In 1958, Ariel Agemian was given the highest honor bestowed upon a layman by the Catholic Church. He was awarded a Gold Medal from Pope Pius XII and knighted into the Order of Saint Gregory the Great. On March 10, 2012, Ariel Agemian was posthumously awarded a distinguished alumni honor as an artist given by the Mekhatarian Alumni Association in Toronto, Canada.

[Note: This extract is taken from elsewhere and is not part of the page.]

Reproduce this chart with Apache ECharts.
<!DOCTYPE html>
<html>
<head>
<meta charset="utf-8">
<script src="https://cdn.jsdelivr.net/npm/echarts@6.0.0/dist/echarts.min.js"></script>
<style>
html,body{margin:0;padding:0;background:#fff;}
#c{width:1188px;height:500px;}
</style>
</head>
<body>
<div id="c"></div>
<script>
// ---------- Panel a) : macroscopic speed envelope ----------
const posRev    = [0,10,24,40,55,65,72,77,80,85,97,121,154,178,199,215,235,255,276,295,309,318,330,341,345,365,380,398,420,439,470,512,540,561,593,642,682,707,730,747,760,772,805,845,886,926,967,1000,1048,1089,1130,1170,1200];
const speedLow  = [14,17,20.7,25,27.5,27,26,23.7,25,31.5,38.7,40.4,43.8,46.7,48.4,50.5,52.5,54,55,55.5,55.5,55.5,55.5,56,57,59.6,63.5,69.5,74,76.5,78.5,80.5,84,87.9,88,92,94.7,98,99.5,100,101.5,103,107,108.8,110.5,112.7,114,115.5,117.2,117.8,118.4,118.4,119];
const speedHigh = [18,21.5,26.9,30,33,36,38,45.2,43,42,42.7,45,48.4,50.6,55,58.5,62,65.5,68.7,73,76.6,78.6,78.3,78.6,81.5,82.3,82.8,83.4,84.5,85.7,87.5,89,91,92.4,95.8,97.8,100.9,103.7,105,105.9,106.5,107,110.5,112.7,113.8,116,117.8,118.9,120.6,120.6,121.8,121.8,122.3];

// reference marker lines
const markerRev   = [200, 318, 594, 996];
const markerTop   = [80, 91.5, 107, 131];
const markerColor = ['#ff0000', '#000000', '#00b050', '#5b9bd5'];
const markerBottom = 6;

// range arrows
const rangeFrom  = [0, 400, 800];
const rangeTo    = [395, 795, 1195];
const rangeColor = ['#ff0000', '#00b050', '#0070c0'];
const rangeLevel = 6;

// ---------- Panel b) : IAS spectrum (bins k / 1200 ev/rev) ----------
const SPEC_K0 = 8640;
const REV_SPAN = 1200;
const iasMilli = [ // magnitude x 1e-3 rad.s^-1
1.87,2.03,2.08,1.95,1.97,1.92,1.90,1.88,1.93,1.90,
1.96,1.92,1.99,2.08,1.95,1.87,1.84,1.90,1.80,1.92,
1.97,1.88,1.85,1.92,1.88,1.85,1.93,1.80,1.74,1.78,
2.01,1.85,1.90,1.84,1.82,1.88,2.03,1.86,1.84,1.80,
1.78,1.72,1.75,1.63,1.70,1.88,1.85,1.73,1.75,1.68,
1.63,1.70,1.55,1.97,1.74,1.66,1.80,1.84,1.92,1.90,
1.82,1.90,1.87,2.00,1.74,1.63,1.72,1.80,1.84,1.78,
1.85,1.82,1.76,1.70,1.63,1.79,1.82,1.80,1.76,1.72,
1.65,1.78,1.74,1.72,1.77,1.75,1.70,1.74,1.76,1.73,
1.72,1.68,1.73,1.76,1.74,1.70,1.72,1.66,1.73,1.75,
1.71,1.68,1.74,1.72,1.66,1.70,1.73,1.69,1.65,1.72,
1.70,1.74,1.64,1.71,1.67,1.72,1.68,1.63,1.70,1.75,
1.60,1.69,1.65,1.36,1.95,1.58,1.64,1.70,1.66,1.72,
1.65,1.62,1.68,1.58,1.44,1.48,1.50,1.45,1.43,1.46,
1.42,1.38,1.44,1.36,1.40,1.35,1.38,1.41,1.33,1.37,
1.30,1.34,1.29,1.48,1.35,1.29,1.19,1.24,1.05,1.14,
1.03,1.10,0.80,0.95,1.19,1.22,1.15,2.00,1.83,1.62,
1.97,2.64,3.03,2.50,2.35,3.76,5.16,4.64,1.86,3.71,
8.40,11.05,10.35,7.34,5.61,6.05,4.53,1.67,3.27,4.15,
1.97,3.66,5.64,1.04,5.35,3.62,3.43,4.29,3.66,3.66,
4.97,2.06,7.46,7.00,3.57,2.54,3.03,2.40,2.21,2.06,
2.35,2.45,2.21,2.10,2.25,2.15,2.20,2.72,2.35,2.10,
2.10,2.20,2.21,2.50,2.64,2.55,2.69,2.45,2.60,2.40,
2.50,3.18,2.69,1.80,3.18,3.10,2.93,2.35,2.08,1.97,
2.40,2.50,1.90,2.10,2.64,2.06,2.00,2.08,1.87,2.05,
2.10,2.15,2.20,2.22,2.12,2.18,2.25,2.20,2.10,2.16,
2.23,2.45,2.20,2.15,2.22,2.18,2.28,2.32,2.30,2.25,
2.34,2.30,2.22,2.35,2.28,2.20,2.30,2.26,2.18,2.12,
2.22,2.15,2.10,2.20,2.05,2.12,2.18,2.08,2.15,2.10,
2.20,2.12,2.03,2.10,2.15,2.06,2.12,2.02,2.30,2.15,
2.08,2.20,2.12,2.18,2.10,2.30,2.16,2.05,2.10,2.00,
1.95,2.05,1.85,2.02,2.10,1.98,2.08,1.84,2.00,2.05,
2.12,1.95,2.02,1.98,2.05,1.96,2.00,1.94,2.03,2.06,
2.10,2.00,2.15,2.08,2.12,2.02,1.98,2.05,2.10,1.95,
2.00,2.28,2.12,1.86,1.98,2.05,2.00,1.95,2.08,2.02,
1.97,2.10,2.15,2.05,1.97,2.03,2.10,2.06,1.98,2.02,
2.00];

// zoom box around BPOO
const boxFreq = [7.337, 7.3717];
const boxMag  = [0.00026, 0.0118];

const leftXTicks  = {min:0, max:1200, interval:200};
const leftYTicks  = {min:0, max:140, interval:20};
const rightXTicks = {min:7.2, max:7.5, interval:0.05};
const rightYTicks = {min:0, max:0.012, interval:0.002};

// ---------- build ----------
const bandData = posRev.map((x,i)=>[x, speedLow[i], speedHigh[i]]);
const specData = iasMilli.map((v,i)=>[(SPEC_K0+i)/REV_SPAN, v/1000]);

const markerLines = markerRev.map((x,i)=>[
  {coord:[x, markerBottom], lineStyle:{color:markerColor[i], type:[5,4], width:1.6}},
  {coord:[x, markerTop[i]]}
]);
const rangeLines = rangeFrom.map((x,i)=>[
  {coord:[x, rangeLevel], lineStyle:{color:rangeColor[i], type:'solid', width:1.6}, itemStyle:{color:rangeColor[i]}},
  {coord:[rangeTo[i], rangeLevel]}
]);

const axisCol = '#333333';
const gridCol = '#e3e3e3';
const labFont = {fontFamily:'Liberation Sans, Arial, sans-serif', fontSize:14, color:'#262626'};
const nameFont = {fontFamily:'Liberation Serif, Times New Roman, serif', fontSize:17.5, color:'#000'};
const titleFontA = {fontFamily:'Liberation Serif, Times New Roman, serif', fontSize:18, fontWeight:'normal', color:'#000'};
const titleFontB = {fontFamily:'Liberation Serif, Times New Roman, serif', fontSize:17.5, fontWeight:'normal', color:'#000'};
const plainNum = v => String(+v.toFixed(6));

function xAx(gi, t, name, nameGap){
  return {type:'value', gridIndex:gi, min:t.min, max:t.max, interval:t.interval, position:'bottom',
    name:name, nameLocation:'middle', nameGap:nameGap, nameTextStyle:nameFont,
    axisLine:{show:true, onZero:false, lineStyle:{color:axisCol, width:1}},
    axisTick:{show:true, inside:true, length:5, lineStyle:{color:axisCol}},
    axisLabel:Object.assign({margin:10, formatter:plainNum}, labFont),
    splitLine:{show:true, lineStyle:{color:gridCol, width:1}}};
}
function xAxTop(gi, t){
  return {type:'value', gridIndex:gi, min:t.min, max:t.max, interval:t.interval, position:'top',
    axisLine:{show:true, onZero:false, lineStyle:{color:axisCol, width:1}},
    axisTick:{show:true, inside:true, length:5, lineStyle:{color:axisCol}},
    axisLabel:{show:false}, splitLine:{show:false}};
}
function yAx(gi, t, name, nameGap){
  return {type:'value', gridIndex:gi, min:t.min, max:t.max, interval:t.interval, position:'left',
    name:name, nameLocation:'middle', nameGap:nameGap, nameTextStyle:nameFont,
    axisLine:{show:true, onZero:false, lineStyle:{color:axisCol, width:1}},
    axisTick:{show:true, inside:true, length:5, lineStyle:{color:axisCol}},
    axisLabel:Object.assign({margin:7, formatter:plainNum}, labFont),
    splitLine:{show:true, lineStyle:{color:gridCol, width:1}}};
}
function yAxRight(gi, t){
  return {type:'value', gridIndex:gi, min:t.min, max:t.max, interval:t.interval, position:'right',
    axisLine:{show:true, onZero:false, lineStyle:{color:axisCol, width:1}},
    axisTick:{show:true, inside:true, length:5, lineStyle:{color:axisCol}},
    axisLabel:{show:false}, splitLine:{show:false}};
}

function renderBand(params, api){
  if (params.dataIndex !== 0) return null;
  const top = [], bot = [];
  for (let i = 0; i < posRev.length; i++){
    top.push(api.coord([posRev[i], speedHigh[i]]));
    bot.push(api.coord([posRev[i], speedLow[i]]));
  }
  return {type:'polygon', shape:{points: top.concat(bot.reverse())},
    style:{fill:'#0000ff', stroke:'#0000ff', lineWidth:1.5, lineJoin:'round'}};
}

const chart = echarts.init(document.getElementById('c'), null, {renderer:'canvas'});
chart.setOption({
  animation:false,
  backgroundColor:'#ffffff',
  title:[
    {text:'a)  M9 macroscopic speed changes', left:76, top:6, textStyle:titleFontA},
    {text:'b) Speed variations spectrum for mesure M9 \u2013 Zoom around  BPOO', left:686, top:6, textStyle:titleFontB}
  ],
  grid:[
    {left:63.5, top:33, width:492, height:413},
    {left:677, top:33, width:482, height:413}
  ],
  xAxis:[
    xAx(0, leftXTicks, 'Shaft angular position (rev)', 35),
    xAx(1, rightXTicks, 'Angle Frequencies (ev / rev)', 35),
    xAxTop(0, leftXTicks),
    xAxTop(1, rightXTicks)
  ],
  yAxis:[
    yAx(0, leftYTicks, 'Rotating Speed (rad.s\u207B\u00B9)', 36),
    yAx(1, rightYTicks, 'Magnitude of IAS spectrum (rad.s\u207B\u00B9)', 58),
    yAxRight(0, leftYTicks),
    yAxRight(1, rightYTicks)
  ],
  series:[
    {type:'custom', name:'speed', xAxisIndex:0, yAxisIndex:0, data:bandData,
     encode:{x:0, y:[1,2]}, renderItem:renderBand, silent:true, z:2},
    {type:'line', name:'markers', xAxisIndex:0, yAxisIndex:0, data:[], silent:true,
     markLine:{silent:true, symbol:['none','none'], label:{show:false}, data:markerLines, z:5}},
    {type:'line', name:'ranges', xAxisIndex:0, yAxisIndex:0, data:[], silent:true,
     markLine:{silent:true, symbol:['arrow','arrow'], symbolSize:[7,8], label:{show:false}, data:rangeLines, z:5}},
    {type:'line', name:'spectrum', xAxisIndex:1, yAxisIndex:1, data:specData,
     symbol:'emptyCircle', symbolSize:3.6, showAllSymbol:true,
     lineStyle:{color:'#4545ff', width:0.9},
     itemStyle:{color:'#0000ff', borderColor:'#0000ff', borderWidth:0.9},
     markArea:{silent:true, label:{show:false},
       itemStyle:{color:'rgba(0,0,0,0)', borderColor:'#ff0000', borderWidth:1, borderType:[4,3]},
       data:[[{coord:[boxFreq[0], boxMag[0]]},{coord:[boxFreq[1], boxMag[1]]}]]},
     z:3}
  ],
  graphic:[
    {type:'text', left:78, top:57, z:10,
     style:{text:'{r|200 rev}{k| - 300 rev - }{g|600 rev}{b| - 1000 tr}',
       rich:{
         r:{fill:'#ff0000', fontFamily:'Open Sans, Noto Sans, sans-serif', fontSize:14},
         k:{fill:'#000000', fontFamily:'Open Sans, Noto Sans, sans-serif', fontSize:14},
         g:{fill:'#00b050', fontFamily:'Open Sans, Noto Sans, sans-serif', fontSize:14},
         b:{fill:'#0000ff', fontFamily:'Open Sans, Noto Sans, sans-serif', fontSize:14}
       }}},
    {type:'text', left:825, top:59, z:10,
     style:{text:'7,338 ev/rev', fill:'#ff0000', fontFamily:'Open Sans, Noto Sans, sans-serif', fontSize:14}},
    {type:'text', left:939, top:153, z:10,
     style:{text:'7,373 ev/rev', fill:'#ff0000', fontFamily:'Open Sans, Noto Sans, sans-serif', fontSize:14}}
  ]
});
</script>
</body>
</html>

Agemian died on November 28, 1963 in New York City.

==Legacy==
His legacy lives on in his works. There have been several showings in the Grand Junction and Glenwood Springs area in Colorado. Some religious works have been donated to museums in New York City, Holy Cross Armenian Catholic Church in Belmont, Massachusetts; St. Mark's in Wynnewood, Pennsylvania; St. Bernard's Church in New Broomfield, Pennsylvania; Collegio Armeno in Rome; and Yerevan, Armenia. In 2011, the painting Christ in the Temple, dedicated to the "Son of God coming into the Temple" feast in the Armenian Apostolic Church and Eastern Catholic Church, was donated to Anna Maria College in Paxton, Massachusetts, also his daughter's alma mater. The majority of works done in America have been in the private collection of Annig Agemian Raley in Glenwood Springs, Colorado. The latest exhibition was in January, 2014 at the new Glenwood Springs Library in Glenwood Springs, Colorado.
Just recently another of Agemian's portraits have been located in Ruben Sevak Museum, an art museum located in Vagharshapat, Armenia. Opened on 10 September 2013.